Adams issues warning over NI peace process
Gerry Adams has said the Northern Ireland political process faces its greatest challenge since the Good Friday Agreement negotiations.
He criticised Democratic Unionist Party leader Peter Robinson for not showing enough progressive leadership and claimed anti-agreement unionists had been allowed to set the agenda, undermining the devolved power-sharing government at Stormont.
Sinn Féin and the DUP, the two largest parties in the mandatory coalition, have been at loggerheads over welfare reform and plans for a peace centre at the site of a former high security prison near Belfast.

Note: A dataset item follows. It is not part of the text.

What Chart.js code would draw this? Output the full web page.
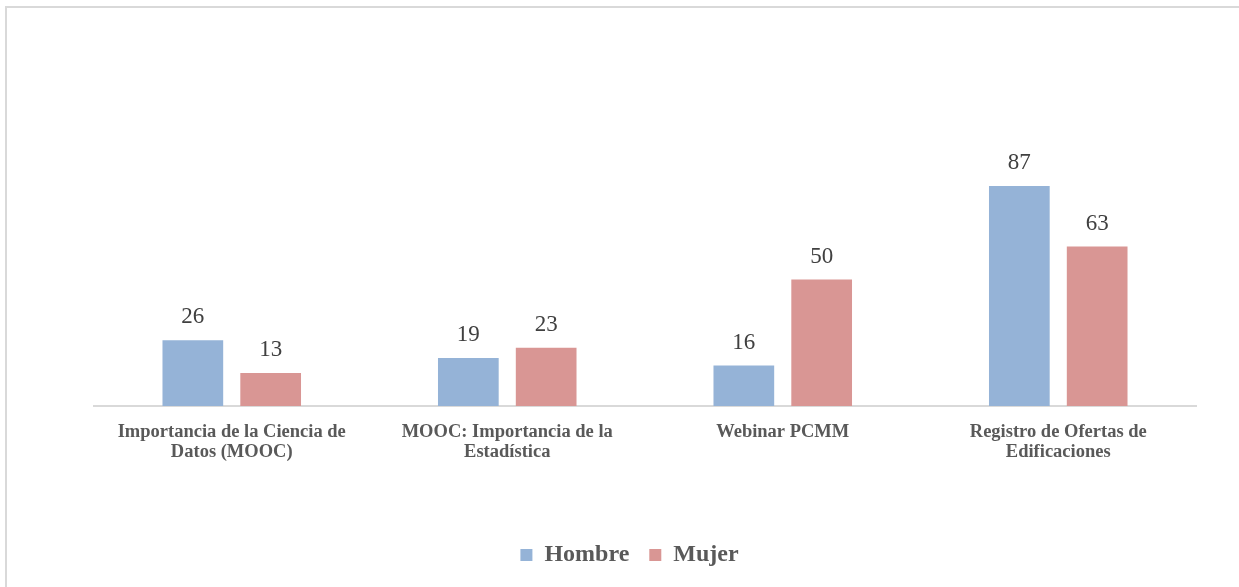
<!DOCTYPE html>
<html>
<head>
<meta charset="utf-8">
<script src="https://cdn.jsdelivr.net/npm/chart.js@4.4.1/dist/chart.umd.min.js"></script>
<style>
    html, body { margin: 0; padding: 0; background: #fff; overflow: hidden; }
    #frame { position: absolute; left: 5px; top: 6px; width: 1300px; height: 700px; border: 2px solid #d9d9d9; }
    #wrap { position: absolute; left: 0; top: 0; width: 1239px; height: 587px; }
</style>
</head>
<body>
<div id="frame"></div>
<div id="wrap"><canvas id="bargraph"></canvas></div>
<script>
// Chart data
var categories = [
    ['Importancia de la Ciencia de', 'Datos (MOOC)'],
    ['MOOC: Importancia de la', 'Estadística'],
    'Webinar PCMM',
    ['Registro de Ofertas de', 'Edificaciones']
];
var hombre = [26, 19, 16, 87];
var mujer = [13, 23, 50, 63];

var serif = '"Liberation Serif", "Times New Roman", serif';

// value labels above the bars
var valueLabels = {
    id: 'valueLabels',
    afterDatasetsDraw: function(chart) {
        var ctx = chart.ctx;
        ctx.save();
        ctx.font = '23px ' + serif;
        ctx.fillStyle = '#404040';
        ctx.textAlign = 'center';
        ctx.textBaseline = 'middle';
        chart.data.datasets.forEach(function(ds, i) {
            chart.getDatasetMeta(i).data.forEach(function(bar, j) {
                ctx.fillText(ds.data[j], bar.x, bar.y - 23);
            });
        });
        ctx.restore();
    }
};

var ctx = document.getElementById('bargraph').getContext('2d');
window.myBar = new Chart(ctx, {
    type: 'bar',
    data: {
        labels: categories,
        datasets: [{
            label: 'Hombre',
            backgroundColor: '#95b3d7',
            data: hombre
        }, {
            label: 'Mujer',
            backgroundColor: '#d99694',
            data: mujer
        }]
    },
    options: {
        responsive: true,
        maintainAspectRatio: false,
        animation: false,
        categoryPercentage: 0.565,
        barPercentage: 0.78,
        layout: {
            padding: { left: 63, right: 43, top: 153, bottom: 10 }
        },
        scales: {
            x: {
                grid: { display: false },
                border: { color: '#d9d9d9', width: 2 },
                afterFit: function(scale) {
                    scale.height = 117;
                },
                ticks: {
                    color: '#595959',
                    padding: 8,
                    maxRotation: 0,
                    autoSkip: false,
                    font: { family: serif, size: 18.5, weight: 'bold', lineHeight: 1.1 }
                }
            },
            y: {
                display: true,
                min: 0,
                max: 100,
                grid: { display: false },
                border: { display: false },
                ticks: { display: false },
                afterFit: function(scale) {
                    scale.width = 31;
                }
            }
        },
        plugins: {
            legend: {
                position: 'bottom',
                labels: {
                    color: '#595959',
                    boxWidth: 12,
                    boxHeight: 12,
                    padding: 20,
                    font: { family: serif, size: 24, weight: 'bold' }
                }
            },
            tooltip: { enabled: false }
        }
    },
    plugins: [valueLabels]
});
</script>
</body>
</html>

Mr Adams told the BBC: "The crisis is clearly a political crisis but the fact is citizens need to have confidence in the political institutions and because one of the biggest parties, the biggest party in the Executive (DUP), is not committed to what it signed up to when it went into government with Sinn Féin and the other parties, that confidence is being eroded.''
The Sinn Féin president accused unionists of failing to engage positively in political negotiations surrounding contentious flags, parades and dealing with the toxic legacy of thousands of deaths during the conflict.
Dialogue has been stalled in a unionist protest over the handling of a loyal order parade in North Belfast.
The Irish Government has said it hopes talks can resume next month.
But Mr Adams said the stance of unionists meant there was no likelihood of negotiations resuming.